Nishida Kitaro’s Expressive Activity in Katana Sword Making as a Way to Achieve Pure Experience
Keywords:Nishida Kitaro, swords, katana, ronin, Zen Buddhism
Western craft and craftmanship have long been taken as complementary or even supplementary – in contrast with high art and artistic explorations. This pejorative approach is quite common from western industrial perspective. An artisan’s work is then taken less seriously than an artist’s oeuvre d’art. Contrary to this, Asian countries have long recognised the mastery of these master craftsmen and gave no different treatment to artists and artisans.
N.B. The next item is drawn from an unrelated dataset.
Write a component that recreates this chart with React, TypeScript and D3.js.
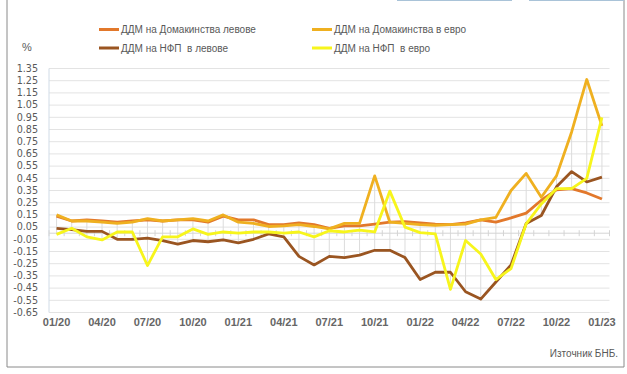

This paper examines the concept of expressive activity from Japanese philosopher Nishida Kitaro in his essay “Expressive Activity” written in 1925. In this Nishida proposes that the fulfilment of a state of mind that he called pure experience can only be achieved through an action that is independent from external urges. The author then pursued this line of thought by taking Nishida’s idea to see how this kind of acting – as Nishida addresses it – is present in the ancient craft of katana (Japanese Sword) making performed by veteran swordsmiths. By analysing Nishida’s texts including An Inquiry into the Good and Ontology of Production, the author explains that the old wisdom of “giving life to the steel” can be justified by taking Nishida’s pure experience as the telos of an artisan’s expressive activity.